After the big reform, the Eucharist would cease playing a great role in most people’s ordinary spiritual life, which would be dominated by local lay elders (=Levites), by charismatic-style preachers (=prophets), and hairy, teetotalers under vows (=Nazirites). Prophets would prefer to prophesy with loud music to help them go into a trance and hear God’s word (sometimes truly, sometimes falsely); they would often do prophesying in groups together (1 Samuel 19:20-24; 1 Kings 22:10ff; 2 Kings 3:14-16). A number of isolated sub-groups would form, with their own traditions and morals, such as teetotaling (=Rechabites) and God would bless them for their faithfulness to their founders’ traditions. Others might live full-time at the episcopal seats and center their spiritual life on the Eucharist, but this would be a small minority. During the thrice yearly pilgrimages, the bishops would not exclude any baptized (=circumcised) Christian regardless of his partisan affiliation with any small sect or views. So Pentecostals (=prophets), Bible teachers (=scribes), fundamentalist separatists (=Rechabites), and high-church Catholics (=temple staff) would all rub shoulders at the communion rail, three times a year.

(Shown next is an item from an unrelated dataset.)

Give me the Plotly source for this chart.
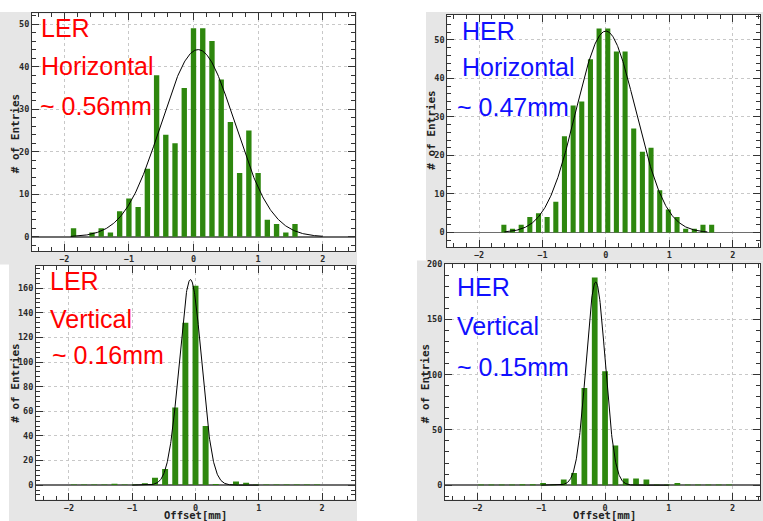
import numpy as np
import plotly.graph_objects as go

W, H = 763, 521

# ---------------- data ----------------
ler_h_centers = [-1.857, -1.714, -1.571, -1.429, -1.286, -1.143, -1.000, -0.857, -0.714,
                 -0.571, -0.429, -0.286, -0.143, 0.000, 0.143, 0.286, 0.429, 0.571,
                 0.714, 0.857, 1.000, 1.143, 1.286, 1.429, 1.571]
ler_h_counts = [2, 0, 1, 2, 1, 6, 9, 7, 16, 38, 24, 22, 35, 49, 49, 46, 37, 27, 15, 25,
                15, 4, 3, 1, 3]

her_h_centers = [-1.608, -1.472, -1.335, -1.199, -1.062, -0.926, -0.789, -0.653, -0.516,
                 -0.380, -0.243, -0.107, 0.030, 0.166, 0.303, 0.439, 0.576, 0.712,
                 0.849, 0.985, 1.122, 1.258, 1.395, 1.531, 1.668]
her_h_counts = [2, 1, 2, 4, 5, 4, 8, 25, 33, 34, 45, 53, 53, 47, 47, 27, 21, 22, 11, 6,
                4, 1, 1, 2, 2]

ler_v_centers = [-1.92, -1.76, -1.60, -1.44, -1.28, -1.12, -0.96, -0.80, -0.64, -0.48,
                 -0.32, -0.16, 0.00, 0.16, 0.32, 0.48, 0.64, 0.80, 0.96, 1.12, 1.28,
                 1.44, 1.60, 1.76, 1.92]
ler_v_counts = [0.5, 0.5, 0.5, 0.5, 1, 0.5, 0.5, 1.5, 6, 13, 63, 132, 162, 48, 0.8, 0,
                3, 2, 0.5, 0.5, 0.5, 0.5, 0.5, 0.5, 0.5]

her_v_centers = [-1.944, -1.782, -1.620, -1.458, -1.296, -1.134, -0.972, -0.810, -0.648,
                 -0.486, -0.324, -0.162, 0.000, 0.162, 0.324, 0.486, 0.648, 0.810,
                 0.972, 1.134, 1.296, 1.458, 1.620, 1.782, 1.944]
her_v_counts = [0.5, 0.5, 0.5, 0.5, 0.8, 0.8, 2, 0.5, 5, 11, 88, 188, 103, 36, 6, 6, 5,
                0.5, 0.5, 2, 0.5, 0.5, 0.5, 0.5, 0.5]

# Gaussian fit parameters: [amplitude, mean, sigma, x_from, x_to]
ler_h_fit = [44.0, 0.07, 0.57, -1.9, 2.0]
her_h_fit = [52.3, 0.0, 0.47, -1.6, 1.6]
ler_v_fit = [167.0, -0.08, 0.175, -1.0, 1.0]
her_v_fit = [184.0, -0.147, 0.15, -1.0, 1.0]

labels_tl = ["LER", "Horizontal", "~ 0.56mm"]
labels_tr = ["HER", "Horizontal", "~ 0.47mm"]
labels_bl = ["LER", "Vertical", "~ 0.16mm"]
labels_br = ["HER", "Vertical", "~ 0.15mm"]

y_title = "# of Entries"
x_title = "Offset[mm]"

# ---------------- layout helpers ----------------
def px_x(p):
    return p / W

def px_y(p):
    return 1 - p / H

GREEN = "#2e870e"
panels = [
    # name, centers, counts, barwidth, fit, frame px (l, r, t, b), xrange, yrange, dtick, minor
    ("1", ler_h_centers, ler_h_counts, 0.083, ler_h_fit, (32, 355, 8.5, 248.3), [-2.5, 2.5], [-3.3, 52.5], 10, 2),
    ("2", her_h_centers, her_h_counts, 0.080, her_h_fit, (447.3, 760, 10, 244.3), [-2.5, 2.43], [-3.75, 56.5], 10, 2),
    ("3", ler_v_centers, ler_v_counts, 0.094, ler_v_fit, (36, 355, 263.3, 499.3), [-2.52, 2.52], [-11.7, 178.2], 20, 4),
    ("4", her_v_centers, her_v_counts, 0.090, her_v_fit, (445, 760, 261.7, 499.3), [-2.51, 2.43], [-13, 200], 50, 10),
]

fig = go.Figure()
tickfont = dict(family="DejaVu Sans Mono", size=8.5, color="#2a2a2a", weight="bold")

for name, cx, cy, bw, fit, (l, r, t, b), xr, yr, dt, mn in panels:
    xa = "x" if name == "1" else "x" + name
    ya = "y" if name == "1" else "y" + name
    fig.add_trace(go.Bar(x=cx, y=cy, width=bw, marker=dict(color=GREEN, line=dict(width=0)),
                         xaxis=xa, yaxis=ya, showlegend=False, hoverinfo="skip"))
    amp, mu, sig, x0, x1 = fit
    xs = np.linspace(x0, x1, 400)
    ys = amp * np.exp(-0.5 * ((xs - mu) / sig) ** 2)
    fig.add_trace(go.Scatter(x=xs, y=ys, mode="lines", line=dict(color="black", width=1),
                             xaxis=xa, yaxis=ya, showlegend=False, hoverinfo="skip"))
    xkey = "xaxis" if name == "1" else "xaxis" + name
    ykey = "yaxis" if name == "1" else "yaxis" + name
    fig.layout[xkey] = dict(
        domain=[px_x(l), px_x(r)], range=xr, anchor=ya, dtick=1, tick0=0,
        ticks="inside", ticklen=7, tickcolor="#333", tickwidth=1,
        minor=dict(dtick=0.2, ticks="inside", ticklen=4, tickcolor="#333", showgrid=False),
        showline=True, linecolor="#333", linewidth=1, mirror="allticks",
        showgrid=True, gridcolor="#c8c8c8", griddash="dot", gridwidth=1,
        zeroline=False, tickfont=tickfont, fixedrange=True,
    )
    fig.layout[ykey] = dict(
        domain=[px_y(b), px_y(t)], range=yr, anchor=xa, dtick=dt, tick0=0,
        ticks="inside", ticklen=7, tickcolor="#333", tickwidth=1,
        minor=dict(dtick=mn, ticks="inside", ticklen=4, tickcolor="#333", showgrid=False),
        showline=True, linecolor="#333", linewidth=1, mirror="allticks",
        showgrid=True, gridcolor="#c8c8c8", griddash="dot", gridwidth=1,
        zeroline=True, zerolinecolor="#6e6e6e", zerolinewidth=1.6,
        tickfont=tickfont, fixedrange=True,
    )

# gray canvas backgrounds (pixel rectangles)
GRAY = "#e6e6e6"
for (x0, x1, y0, y1) in [(0, 357, 7, 262), (9, 357, 250, 521), (426, 763, 7, 258), (417, 763, 258, 521)]:
    fig.add_shape(type="rect", xref="paper", yref="paper", x0=px_x(x0), x1=px_x(x1),
                  y0=px_y(y1), y1=px_y(y0), fillcolor=GRAY, line=dict(width=0), layer="below")
# white plot frames over the gray
for name, cx, cy, bw, fit, (l, r, t, b), xr, yr, dt, mn in panels:
    fig.add_shape(type="rect", xref="paper", yref="paper", x0=px_x(l), x1=px_x(r),
                  y0=px_y(b), y1=px_y(t), fillcolor="white", line=dict(width=0), layer="below")

ann = []
DX, DY = -2, -6
def txt(s, x, y, color):
    ann.append(dict(text=s, x=px_x(x + DX), y=px_y(y + DY), xref="paper", yref="paper",
                    xanchor="left", yanchor="middle", showarrow=False,
                    font=dict(family="Liberation Sans", size=25, color=color)))

RED, BLUE = "#ff0000", "#1010ff"
for s, (x, y) in zip(labels_tl, [(41, 29), (41, 68), (40, 108)]):
    txt(s, x, y, RED)
for s, (x, y) in zip(labels_tr, [(462, 32), (462, 69), (457, 109)]):
    txt(s, x, y, BLUE)
for s, (x, y) in zip(labels_bl, [(50, 285), (50, 323), (52, 359)]):
    txt(s, x, y, RED)
for s, (x, y) in zip(labels_br, [(457, 291), (457, 330), (457, 372)]):
    txt(s, x, y, BLUE)

for (x, y) in [(15.5, 130), (432, 127), (15.5, 382), (425, 383)]:
    ann.append(dict(text=y_title, x=px_x(x), y=px_y(y), xref="paper", yref="paper",
                    xanchor="center", yanchor="middle", textangle=-90, showarrow=False,
                    font=dict(family="DejaVu Sans Mono", size=11, color="#222", weight="bold")))
for x in [195, 604]:
    ann.append(dict(text=x_title, x=px_x(x), y=0, xref="paper", yref="paper",
                    xanchor="center", yanchor="bottom", showarrow=False, borderpad=0,
                    yshift=-1,
                    font=dict(family="DejaVu Sans Mono", size=10.5, color="#222", weight="bold")))

fig.update_layout(width=W, height=H, margin=dict(l=0, r=0, t=0, b=0),
                  paper_bgcolor="white", plot_bgcolor="rgba(0,0,0,0)",
                  annotations=ann, barmode="overlay")

fig.write_html("out.html", config={"displayModeBar": False, "staticPlot": True},
               post_script="document.body.style.margin='0';document.body.style.padding='0';"
                           "document.documentElement.style.overflow='hidden';")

Authority would be very decentralized. Bishops and elders would supposed to be the main interpreters of Scripture, but it would be a well-known fact of life that they were often wrong. After many tumultuous events, influence would gravitate mostly figures (some ordained, some not) to those with proven abilities to interpret scripture and apply it in practice (=Ezra and Nehemiah). Prophets would be judged by their hearers and the secular authorities. Those who were judged to be wrong would be expected to be stoned by the local authorities (=Deut. 13), but in fact that would rarely happen. The true prophets would in fact be more in danger. The centralized Christian government (=kings), although still resented by a small group yearning for the old traditional republic, where everybody could worship as they pleased, would be powerful figures for (usually) evil and (occasionally) good, but in either case would rarely have trouble pushing the bishops and popes to do what they wanted. At one point the government completely reorganize the liturgy and temple worship (David and Solomon) and one ruler even presided over the Eucharist (David eating the showbread) with God’s blessing, although later that would be banned (king Uzziah). At another point, the central Christian government would depose one whole line of apostolic bishops and popes and set up another (=deposition of Abiezer’s line under Solomon and his replacement by Zadok), and this change would be blessed by God. On the other hand, when political revolution divided one Christian state, the new government even created non-apostolic bishops (=Jeroboam’s irregular ordinations at Bethel and Dan). Prophets denounced this, but they would last for hundreds of years. For this and other reasons, there were lots of people with bishops’ ordinations not serving at cathedral churches (=prophets of Aaronite lineage like Jeremiah, scribes of Aaronite lineage like Ezra); they often expressed their resentment of the established cathedral bishops with fierce denunciations and Bible-based literalism.